** Stated task **
Go through the material below and report how many lines contain "this". Give only the number.

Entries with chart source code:
.....

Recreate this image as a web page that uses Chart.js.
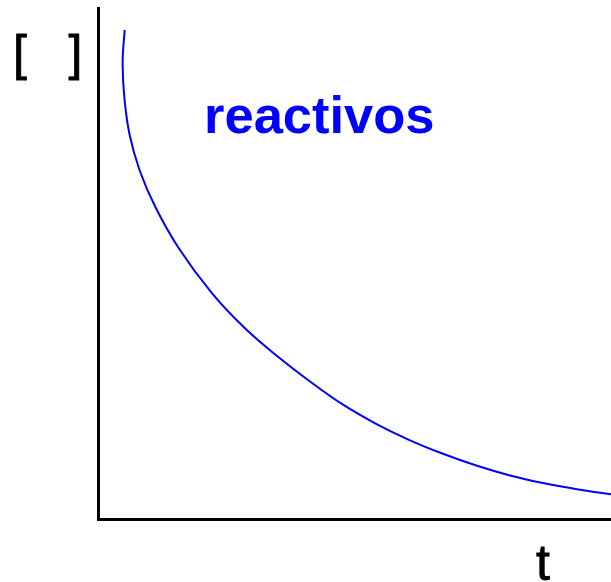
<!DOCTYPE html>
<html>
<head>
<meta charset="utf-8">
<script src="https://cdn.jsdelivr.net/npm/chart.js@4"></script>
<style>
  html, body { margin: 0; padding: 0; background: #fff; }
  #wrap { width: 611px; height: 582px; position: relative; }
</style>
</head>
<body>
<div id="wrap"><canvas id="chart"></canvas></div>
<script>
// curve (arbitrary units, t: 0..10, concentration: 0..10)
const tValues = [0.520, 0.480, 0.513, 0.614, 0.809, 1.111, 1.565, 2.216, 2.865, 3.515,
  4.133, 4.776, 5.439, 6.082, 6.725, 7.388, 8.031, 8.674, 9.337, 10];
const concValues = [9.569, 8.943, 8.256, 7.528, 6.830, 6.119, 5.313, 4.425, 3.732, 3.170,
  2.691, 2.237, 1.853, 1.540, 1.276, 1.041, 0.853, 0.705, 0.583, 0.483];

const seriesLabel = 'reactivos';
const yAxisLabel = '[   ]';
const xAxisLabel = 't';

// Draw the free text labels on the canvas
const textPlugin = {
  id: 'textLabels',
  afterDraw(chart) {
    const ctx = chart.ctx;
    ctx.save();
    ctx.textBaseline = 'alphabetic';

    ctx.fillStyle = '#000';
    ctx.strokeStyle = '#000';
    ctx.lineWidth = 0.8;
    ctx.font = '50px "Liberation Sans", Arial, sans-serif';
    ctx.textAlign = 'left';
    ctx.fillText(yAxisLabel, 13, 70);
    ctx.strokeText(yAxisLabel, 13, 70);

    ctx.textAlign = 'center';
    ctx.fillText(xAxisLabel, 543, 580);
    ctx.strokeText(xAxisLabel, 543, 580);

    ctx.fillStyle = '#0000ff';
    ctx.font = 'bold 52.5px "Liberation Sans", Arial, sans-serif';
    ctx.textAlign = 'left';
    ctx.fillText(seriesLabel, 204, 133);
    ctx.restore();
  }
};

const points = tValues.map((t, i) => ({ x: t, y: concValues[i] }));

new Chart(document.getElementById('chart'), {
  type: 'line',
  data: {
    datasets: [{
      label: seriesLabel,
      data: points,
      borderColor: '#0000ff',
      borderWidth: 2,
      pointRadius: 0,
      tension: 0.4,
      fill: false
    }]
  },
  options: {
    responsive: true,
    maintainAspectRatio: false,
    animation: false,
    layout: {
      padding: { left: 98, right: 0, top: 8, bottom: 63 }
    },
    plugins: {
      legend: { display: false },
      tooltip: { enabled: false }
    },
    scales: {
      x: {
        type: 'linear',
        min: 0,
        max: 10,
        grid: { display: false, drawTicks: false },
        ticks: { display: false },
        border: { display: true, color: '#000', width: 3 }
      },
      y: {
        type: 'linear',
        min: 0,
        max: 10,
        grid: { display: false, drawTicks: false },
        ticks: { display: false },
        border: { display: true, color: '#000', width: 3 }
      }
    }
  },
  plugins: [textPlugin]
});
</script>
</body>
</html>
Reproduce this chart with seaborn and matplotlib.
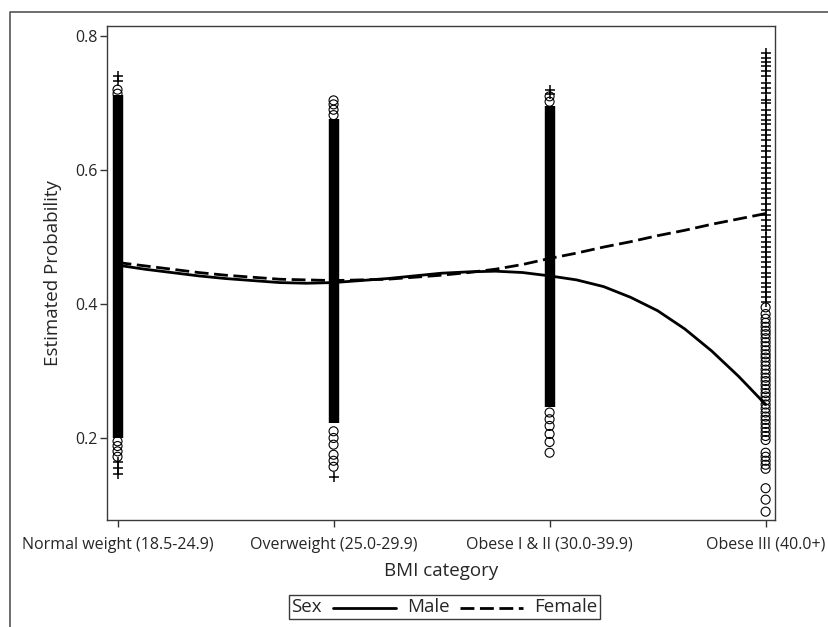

.....

** Correct answer **
2